Tiegs coughed violently, the folding table executing a noisy spasm in time with his own convulsions.
“Anyway, take that as you will. It’s only just another theory. Oh and Phaedo, after he hears about all this, he bears witness to the end of the world. The end of one man’s world, at least—he watches Socrates die.”
“Jesus,” I muttered vacantly.
“So, Brother Leo,” said Tiegs, leaning just slightly
across the table, “are you gonna?”
I shifted in my chair. The persistent hum of the neon flowing above us zapped to an abrupt stop, then surged back to life.
“Am I gonna what?”
Tiegs was looking straight at me—I felt it—but I would not look at him.
“Appeal’s coming down any time now. You think you’ll be there when I drink the hemlock? I’d ask that you do so, if it’s alright with you. You can keep a look out for any … signs … any semblance of the coin flipping over.”
I’d dreamt about it once already: Tiegs in an ethereal chamber, smoke for a ceiling and darkness for walls, strapped down and shivering while all about him hordes of strangers watched in utter silence. They were strangers to him, but not to me; the cast of my past turned out in staggering numbers—long-gone acquaintances, old classmates and teachers, my family and friends. Mrs. Easterling with her colored pencils. Gracie Coolahan, twisting fingers through her woolly hair. Emily, expressionless, with an arm around Boots. A disappointed Katherine Barnes flanked by her anonymous TA. Everyone had come to see. But Fiona was not there.
And when the moment arrived, Tiegs froze in his folding chair. The executioner stepped forward, and I recognized him from his brown suit. I couldn’t get a reaction. I wanted all of them to speak, but no one would even look at me. “Say something!” I hollered at them, “Say something before it’s too late!”—but their mouths were sealed, and their eyes were fixed on Tiegs. I pushed my way to the front, and lowered my face to meet his. “Christ,” I shouted at him. “Won’t you say something about this, Michael?”
And he said: “Olam Haba.”
And I said: “Michael, I don’t know what that means.”
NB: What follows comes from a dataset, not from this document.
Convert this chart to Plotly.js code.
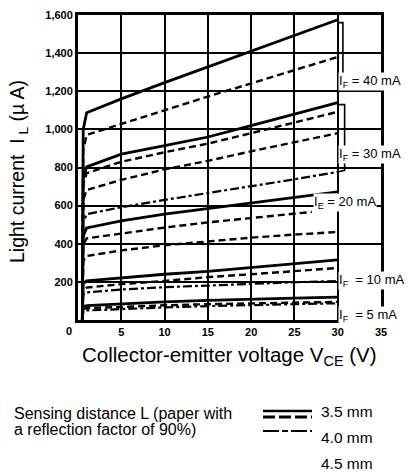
<!DOCTYPE html>
<html>
<head>
<meta charset="utf-8">
<script src="https://cdn.plot.ly/plotly-3.0.1.min.js"></script>
<style>html,body{margin:0;padding:0;background:#fff;}#chart{width:409px;height:472px;}</style>
</head>
<body>
<div id="chart"></div>
<script>
// Collector-emitter voltage (V)
var vce = [0.5, 0.6, 1, 5, 10, 15, 20, 25, 30];
var vceShort = [0.5, 0.6, 1, 5, 10, 15, 20, 25, 27];

// Light current (uA)
var if40_a = [0, 1000, 1087, 1160, 1245, 1328, 1410, 1492, 1575];
var if40_b = [0, 890, 971, 1030, 1100, 1172, 1240, 1310, 1380];
var if40_c = [0, 740, 803, 870, 915, 960, 1020, 1080, 1140];
var if30_a = [0, 710, 770, 830, 880, 925, 980, 1035, 1092];
var if30_b = [0, 630, 682, 735, 790, 835, 885, 933, 980];
var if30_c = [0, 510, 555, 592, 630, 665, 700, 738, 777];
var if20_a = [0, 440, 483, 520, 555, 585, 612, 645, 672];
var if20_b = [0, 395, 428, 455, 485, 512, 535, 558, 567];
var if20_c = [0, 310, 336, 365, 392, 413, 432, 448, 462];
var if10_a = [0, 190, 205, 222, 240, 255, 275, 295, 315];
var if10_b = [0, 155, 170, 188, 205, 225, 240, 257, 273];
var if10_c = [0, 133, 145, 160, 172, 182, 190, 198, 205];
var if5_a = [0, 70, 75, 85, 95, 103, 110, 115, 120];
var if5_b = [0, 57, 62, 70, 77, 83, 88, 92, 95];
var if5_c = [0, 46, 50, 58, 66, 73, 79, 84, 88];

var xTicks = [5, 10, 15, 20, 25, 30, 35];
var yTicks = [200, 400, 600, 800, 1000, 1200, 1400, 1600];
var yTickText = ["200", "400", "600", "800", "1,000", "1,200", "1,400", "1,600"];

var curveLabels = ["I<sub>F</sub> = 40 mA", "I<sub>F</sub> = 30 mA", "I<sub>E</sub> = 20 mA", "I<sub>F</sub>  = 10 mA", "I<sub>F</sub>  = 5 mA"];
var distanceLabels = ["3.5 mm", "4.0 mm", "4.5 mm"];

var SOLID = {w: 2.8, d: "solid"};
var DASH = {w: 2.4, d: "7px,4px"};
var DDOT = {w: 2.2, d: "9px,3px,3px,3px"};

var curves = [
  [vce, if40_a, SOLID], [vce, if40_b, DASH], [vce, if40_c, SOLID],
  [vce, if30_a, DASH], [vce, if30_b, DASH], [vce, if30_c, DDOT],
  [vce, if20_a, SOLID], [vceShort, if20_b, DASH], [vce, if20_c, DASH],
  [vce, if10_a, SOLID], [vce, if10_b, DASH], [vce, if10_c, DDOT],
  [vce, if5_a, SOLID], [vce, if5_b, DASH], [vce, if5_c, DDOT]
];

var traces = curves.map(function (c) {
  return {x: c[0], y: c[1], type: "scatter", mode: "lines",
    line: {color: "#000", width: c[2].w, dash: c[2].d, shape: "linear"},
    hoverinfo: "skip", showlegend: false};
});

// plot area pixel geometry
var L = 78, R = 381, T = 15, B = 320;
function px(x) { return (x - L) / (R - L); }
function py(y) { return (B - y) / (B - T); }

var fontMain = "Liberation Sans, Arial, sans-serif";
var fontTick = "Liberation Sans Narrow, Liberation Sans, Arial, sans-serif";

var ann = [];
// axis titles
ann.push({xref: "paper", yref: "paper", x: px(229), y: py(356), text: "Collector-emitter voltage V<sub>CE</sub> (V)",
  showarrow: false, xanchor: "center", yanchor: "middle", font: {family: fontMain, size: 20.5, color: "#000"}});
ann.push({xref: "paper", yref: "paper", x: px(18), y: py(172), text: "Light current  I<sub> L</sub> (\u00b5 A)",
  showarrow: false, textangle: -90, xanchor: "center", yanchor: "middle", font: {family: fontMain, size: 19.5, color: "#000"}});
// origin label
ann.push({xref: "paper", yref: "paper", x: px(69), y: py(331), text: "0", showarrow: false,
  xanchor: "center", yanchor: "middle", font: {family: fontTick, size: 11, color: "#000", weight: "bold"}});
// curve labels
var labelPos = [[30, 1250], [30, 866], [27.1, 618], [30, 205], [30, 22]];
labelPos.forEach(function (p, i) {
  ann.push({xref: "x", yref: "y", x: p[0], y: p[1], text: curveLabels[i], showarrow: false,
    xanchor: "left", yanchor: "middle", bgcolor: "#fff", borderpad: 0,
    font: {family: fontMain, size: 13, color: "#000"}});
});
// legend texts
ann.push({xref: "paper", yref: "paper", x: px(12), y: py(413), text: "Sensing distance L (paper with",
  showarrow: false, xanchor: "left", yanchor: "middle", font: {family: fontMain, size: 16, color: "#000"}});
ann.push({xref: "paper", yref: "paper", x: px(12), y: py(429), text: "a reflection factor of 90%)",
  showarrow: false, xanchor: "left", yanchor: "middle", font: {family: fontMain, size: 16, color: "#000"}});
var legY = [411, 437, 464];
distanceLabels.forEach(function (t, i) {
  ann.push({xref: "paper", yref: "paper", x: px(319), y: py(legY[i]), text: t, showarrow: false,
    xanchor: "left", yanchor: "middle", font: {family: fontMain, size: 15.5, color: "#000"}});
});

var shapes = [
  // brackets near the curve ends
  {type: "path", xref: "x", yref: "y", path: "M 30,1560 L 30.6,1560 L 30.6,1290", line: {color: "#000", width: 1.6}},
  {type: "path", xref: "x", yref: "y", path: "M 30,1130 L 30.8,1130 L 30.8,785 L 30.1,778", line: {color: "#000", width: 1.6}},
  // legend line samples
  {type: "line", xref: "paper", yref: "paper", x0: px(263), x1: px(312), y0: py(411), y1: py(411), line: {color: "#000", width: 2.6}},
  {type: "line", xref: "paper", yref: "paper", x0: px(263), x1: px(312), y0: py(417), y1: py(417), line: {color: "#000", width: 2.8, dash: "12px,4px"}},
  {type: "line", xref: "paper", yref: "paper", x0: px(263), x1: px(312), y0: py(431), y1: py(431), line: {color: "#000", width: 2.2, dash: "16px,3px,6px,3px"}}
];

var layout = {
  width: 409, height: 472,
  margin: {l: L, r: 409 - R, t: T, b: 472 - B, pad: 0},
  paper_bgcolor: "#fff", plot_bgcolor: "#fff",
  showlegend: false,
  xaxis: {range: [0, 35], tickvals: xTicks, ticks: "", showgrid: true, gridcolor: "#000", gridwidth: 2,
    zeroline: false, showline: true, linecolor: "#000", linewidth: 3, mirror: true,
    tickfont: {family: fontTick, size: 11, color: "#000", weight: "bold"}, fixedrange: true},
  yaxis: {range: [0, 1600], tickvals: yTicks, ticktext: yTickText, ticks: "", showgrid: true, gridcolor: "#000", gridwidth: 2,
    zeroline: false, showline: true, linecolor: "#000", linewidth: 3, mirror: true,
    tickfont: {family: fontTick, size: 11, color: "#000", weight: "bold"}, fixedrange: true},
  annotations: ann,
  shapes: shapes
};

Plotly.newPlot("chart", traces, layout, {staticPlot: true, displayModeBar: false});
</script>
</body>
</html>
And he said: “Don’t you understand, Brother Leo? You don’t get to know what everything means.”
EIGHT
THERESE CALLEY WAS AN UNBRIDLED MESS. AT thirty-three, her skin was cracked and scarred, her hands shook, and the whole of her abessive frame seemed ready to crumble into toxic dust at any moment. Her voice was like a long, slow car accident. Her eyes were so hollow they appeared to be deliberately retreating from the world outside her skull. She had rosorial features, and her tongue, which she bit habitually, was speckled gray.